_Supplied data_.
################

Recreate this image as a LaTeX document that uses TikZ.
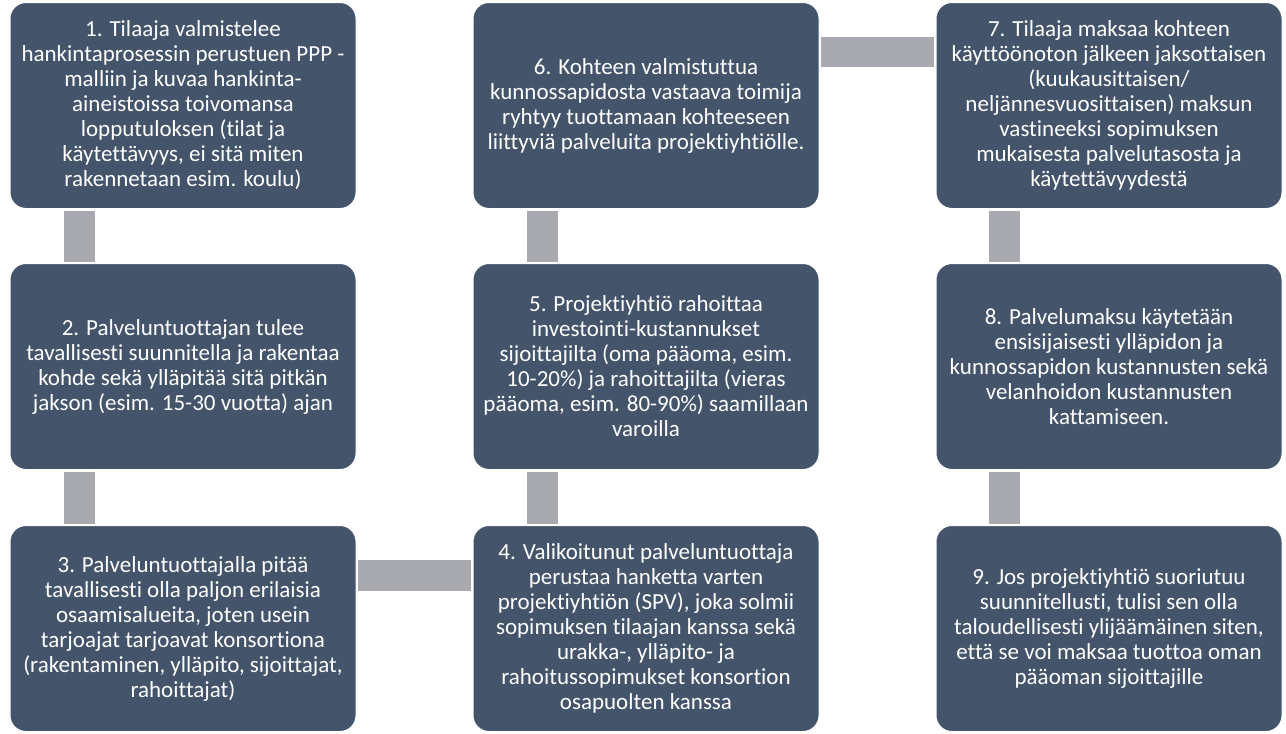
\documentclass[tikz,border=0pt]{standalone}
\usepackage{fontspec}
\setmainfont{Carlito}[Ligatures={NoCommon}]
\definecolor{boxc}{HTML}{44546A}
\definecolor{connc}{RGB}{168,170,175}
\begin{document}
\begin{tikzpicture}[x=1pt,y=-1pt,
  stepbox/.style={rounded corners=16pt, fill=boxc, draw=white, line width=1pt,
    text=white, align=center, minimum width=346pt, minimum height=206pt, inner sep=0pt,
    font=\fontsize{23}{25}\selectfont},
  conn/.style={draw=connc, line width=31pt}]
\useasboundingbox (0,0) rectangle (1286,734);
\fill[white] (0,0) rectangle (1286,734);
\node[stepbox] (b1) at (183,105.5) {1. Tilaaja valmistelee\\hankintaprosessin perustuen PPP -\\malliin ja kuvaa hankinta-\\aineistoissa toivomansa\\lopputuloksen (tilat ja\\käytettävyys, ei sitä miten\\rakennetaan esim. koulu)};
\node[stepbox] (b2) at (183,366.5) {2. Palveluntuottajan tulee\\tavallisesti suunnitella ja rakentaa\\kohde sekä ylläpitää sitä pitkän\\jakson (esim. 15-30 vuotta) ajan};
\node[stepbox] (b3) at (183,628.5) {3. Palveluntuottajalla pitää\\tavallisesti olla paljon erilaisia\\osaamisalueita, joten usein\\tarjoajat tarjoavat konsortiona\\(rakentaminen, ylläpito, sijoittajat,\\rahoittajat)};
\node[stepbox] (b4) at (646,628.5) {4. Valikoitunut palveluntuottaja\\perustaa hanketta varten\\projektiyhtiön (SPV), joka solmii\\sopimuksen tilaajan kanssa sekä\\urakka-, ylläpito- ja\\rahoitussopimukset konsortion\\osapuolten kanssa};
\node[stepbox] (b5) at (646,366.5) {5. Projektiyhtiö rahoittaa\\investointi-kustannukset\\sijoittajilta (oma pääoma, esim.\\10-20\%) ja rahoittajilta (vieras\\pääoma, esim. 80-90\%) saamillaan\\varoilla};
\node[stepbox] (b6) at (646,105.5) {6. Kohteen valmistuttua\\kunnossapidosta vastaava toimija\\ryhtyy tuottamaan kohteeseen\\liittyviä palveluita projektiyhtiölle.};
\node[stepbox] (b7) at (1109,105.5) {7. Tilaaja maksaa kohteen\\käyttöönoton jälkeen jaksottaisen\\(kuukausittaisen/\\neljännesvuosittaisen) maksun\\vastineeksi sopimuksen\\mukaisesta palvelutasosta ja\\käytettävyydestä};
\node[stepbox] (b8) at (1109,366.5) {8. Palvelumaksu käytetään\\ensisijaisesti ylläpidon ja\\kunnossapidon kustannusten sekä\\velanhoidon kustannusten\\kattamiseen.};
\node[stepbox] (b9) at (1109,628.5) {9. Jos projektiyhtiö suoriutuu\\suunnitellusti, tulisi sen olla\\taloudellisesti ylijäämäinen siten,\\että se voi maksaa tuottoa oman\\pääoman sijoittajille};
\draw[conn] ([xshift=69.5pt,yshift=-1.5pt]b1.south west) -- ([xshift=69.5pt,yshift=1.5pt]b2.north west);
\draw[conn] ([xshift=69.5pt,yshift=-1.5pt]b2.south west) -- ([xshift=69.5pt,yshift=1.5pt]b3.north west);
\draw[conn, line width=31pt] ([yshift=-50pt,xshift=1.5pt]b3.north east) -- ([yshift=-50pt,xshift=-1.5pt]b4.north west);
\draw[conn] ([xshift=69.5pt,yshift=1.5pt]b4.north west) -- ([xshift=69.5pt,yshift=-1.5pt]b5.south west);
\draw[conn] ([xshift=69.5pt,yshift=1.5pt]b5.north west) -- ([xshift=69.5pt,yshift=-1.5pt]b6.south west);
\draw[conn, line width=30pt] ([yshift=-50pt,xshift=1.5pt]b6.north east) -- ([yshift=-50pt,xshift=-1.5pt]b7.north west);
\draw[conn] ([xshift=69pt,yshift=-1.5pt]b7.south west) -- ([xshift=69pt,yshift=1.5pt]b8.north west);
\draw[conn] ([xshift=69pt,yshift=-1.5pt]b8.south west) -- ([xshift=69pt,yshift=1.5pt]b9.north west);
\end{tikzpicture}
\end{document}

################

_Work to be completed_. Copy out each line exactly, without the pictures.

_Solution_.
Recreate this image as a LaTeX document that uses TikZ.
\documentclass[tikz,border=0pt]{standalone}
\usepackage{fontspec}
\setmainfont{Carlito}[Ligatures={NoCommon}]
\definecolor{boxc}{HTML}{44546A}
\definecolor{connc}{RGB}{168,170,175}
\begin{document}
\begin{tikzpicture}[x=1pt,y=-1pt,
  stepbox/.style={rounded corners=16pt, fill=boxc, draw=white, line width=1pt,
    text=white, align=center, minimum width=346pt, minimum height=206pt, inner sep=0pt,
    font=\fontsize{23}{25}\selectfont},
  conn/.style={draw=connc, line width=31pt}]
\useasboundingbox (0,0) rectangle (1286,734);
\fill[white] (0,0) rectangle (1286,734);
\node[stepbox] (b1) at (183,105.5) {1. Tilaaja valmistelee\\hankintaprosessin perustuen PPP -\\malliin ja kuvaa hankinta-\\aineistoissa toivomansa\\lopputuloksen (tilat ja\\käytettävyys, ei sitä miten\\rakennetaan esim. koulu)};
\node[stepbox] (b2) at (183,366.5) {2. Palveluntuottajan tulee\\tavallisesti suunnitella ja rakentaa\\kohde sekä ylläpitää sitä pitkän\\jakson (esim. 15-30 vuotta) ajan};
\node[stepbox] (b3) at (183,628.5) {3. Palveluntuottajalla pitää\\tavallisesti olla paljon erilaisia\\osaamisalueita, joten usein\\tarjoajat tarjoavat konsortiona\\(rakentaminen, ylläpito, sijoittajat,\\rahoittajat)};
\node[stepbox] (b4) at (646,628.5) {4. Valikoitunut palveluntuottaja\\perustaa hanketta varten\\projektiyhtiön (SPV), joka solmii\\sopimuksen tilaajan kanssa sekä\\urakka-, ylläpito- ja\\rahoitussopimukset konsortion\\osapuolten kanssa};
\node[stepbox] (b5) at (646,366.5) {5. Projektiyhtiö rahoittaa\\investointi-kustannukset\\sijoittajilta (oma pääoma, esim.\\10-20\%) ja rahoittajilta (vieras\\pääoma, esim. 80-90\%) saamillaan\\varoilla};
\node[stepbox] (b6) at (646,105.5) {6. Kohteen valmistuttua\\kunnossapidosta vastaava toimija\\ryhtyy tuottamaan kohteeseen\\liittyviä palveluita projektiyhtiölle.};
\node[stepbox] (b7) at (1109,105.5) {7. Tilaaja maksaa kohteen\\käyttöönoton jälkeen jaksottaisen\\(kuukausittaisen/\\neljännesvuosittaisen) maksun\\vastineeksi sopimuksen\\mukaisesta palvelutasosta ja\\käytettävyydestä};
\node[stepbox] (b8) at (1109,366.5) {8. Palvelumaksu käytetään\\ensisijaisesti ylläpidon ja\\kunnossapidon kustannusten sekä\\velanhoidon kustannusten\\kattamiseen.};
\node[stepbox] (b9) at (1109,628.5) {9. Jos projektiyhtiö suoriutuu\\suunnitellusti, tulisi sen olla\\taloudellisesti ylijäämäinen siten,\\että se voi maksaa tuottoa oman\\pääoman sijoittajille};
\draw[conn] ([xshift=69.5pt,yshift=-1.5pt]b1.south west) -- ([xshift=69.5pt,yshift=1.5pt]b2.north west);
\draw[conn] ([xshift=69.5pt,yshift=-1.5pt]b2.south west) -- ([xshift=69.5pt,yshift=1.5pt]b3.north west);
\draw[conn, line width=31pt] ([yshift=-50pt,xshift=1.5pt]b3.north east) -- ([yshift=-50pt,xshift=-1.5pt]b4.north west);
\draw[conn] ([xshift=69.5pt,yshift=1.5pt]b4.north west) -- ([xshift=69.5pt,yshift=-1.5pt]b5.south west);
\draw[conn] ([xshift=69.5pt,yshift=1.5pt]b5.north west) -- ([xshift=69.5pt,yshift=-1.5pt]b6.south west);
\draw[conn, line width=30pt] ([yshift=-50pt,xshift=1.5pt]b6.north east) -- ([yshift=-50pt,xshift=-1.5pt]b7.north west);
\draw[conn] ([xshift=69pt,yshift=-1.5pt]b7.south west) -- ([xshift=69pt,yshift=1.5pt]b8.north west);
\draw[conn] ([xshift=69pt,yshift=-1.5pt]b8.south west) -- ([xshift=69pt,yshift=1.5pt]b9.north west);
\end{tikzpicture}
\end{document}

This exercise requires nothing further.